The shares of stock represented by this certificate have not been registered under the Securities Act of 1933 or under the securities laws of any State and may not be sold or transferred except upon such registration or upon receipt by the Corporation of an opinion of counsel satisfactory to the Corporation, in form and substance satisfactory to the Corporation, that registration is not required for such sale or transfer.

             The Company may, but shall in no event be obligated to, register any securities covered hereby pursuant to the Act; and in the event any shares are so registered the Company may remove any legend on certificates representing such shares.  The Company shall not be obligated to take any other affirmative action in  order to cause the exercise of an option or the issuance of shares pursuant thereto to comply with any law or regulation of any governmental authority.

             9.3 Employment Obligation.  The granting of any option shall not impose upon the Company (or any parent or subsidiary of the Company) any obligation to employ or continue to employ any optionee; and the right of the Company (or any such parent or subsidiary) to terminate the employment of any officer or other employee shall not be diminished or affected by reason of the fact that an option has been granted to him/her.

             9.4 Withholding Tax.  Whenever under the Plan shares of Common Stock are to be delivered upon exercise of an option, the Company shall be entitled to require as a condition of delivery that the optionee remit an amount sufficient to satisfy all federal, state and other governmental withholding tax requirements related thereto.

Section 10. Amendment or Termination of the Plan

             The Board of Directors may modify, revise or terminate this Plan at any time and from time to time, except that (i) the class of persons eligible to receive options and the aggregate number of shares issuable pursuant to this Plan shall not be changed or increased, other than by operation of Section 8 hereof, without the consent of the stockholders of the Company, other than to comport with changes in the Code, the Employee Retirement Income Security Act, or the rules thereunder.

Section 11. Nonexclusivity of the Plan

             Neither the adoption of the Plan by the Board of Directors nor the submission of the Plan to the stockholders of the Company for approval shall be construed as creating any limitations on the power of the Board of Directors to adopt such other incentive arrangements as it may deem desirable, including, without  limitation, the granting of stock options otherwise than under the Plan, and such arrangements may be either applicable generally or only in specific cases.
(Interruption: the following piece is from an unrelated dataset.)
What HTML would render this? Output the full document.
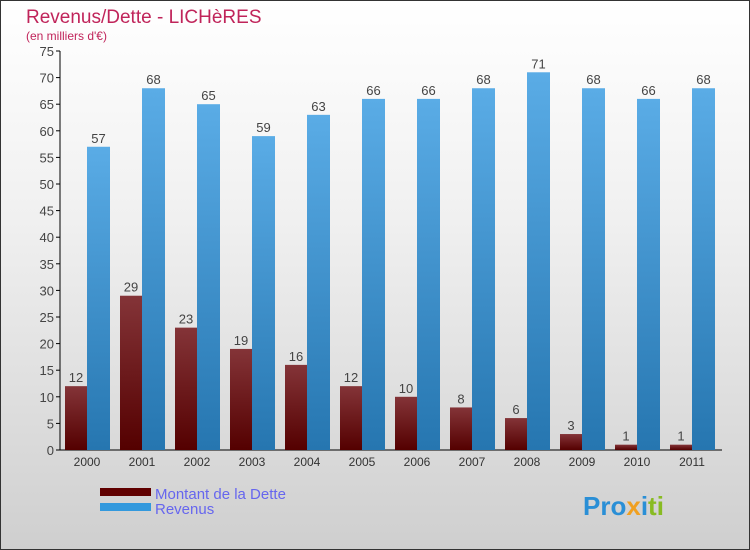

Section 12. Effective Date and Duration of the Plan

             The Plan shall become effective upon its adoption by the Board of Directors, provided that the stockholders of the Company shall have approved the Plan within twelve months prior to or following the adoption of the Plan by the Board.  No option may be granted under the Plan after the tenth anniversary of the effective date.  The Plan shall terminate (i) when the total amount of Common Stock with respect to which options may be granted shall have been issued upon the exercise of options or (ii) by action of the Board of Directors pursuant to Section 10 hereof, whichever shall first occur.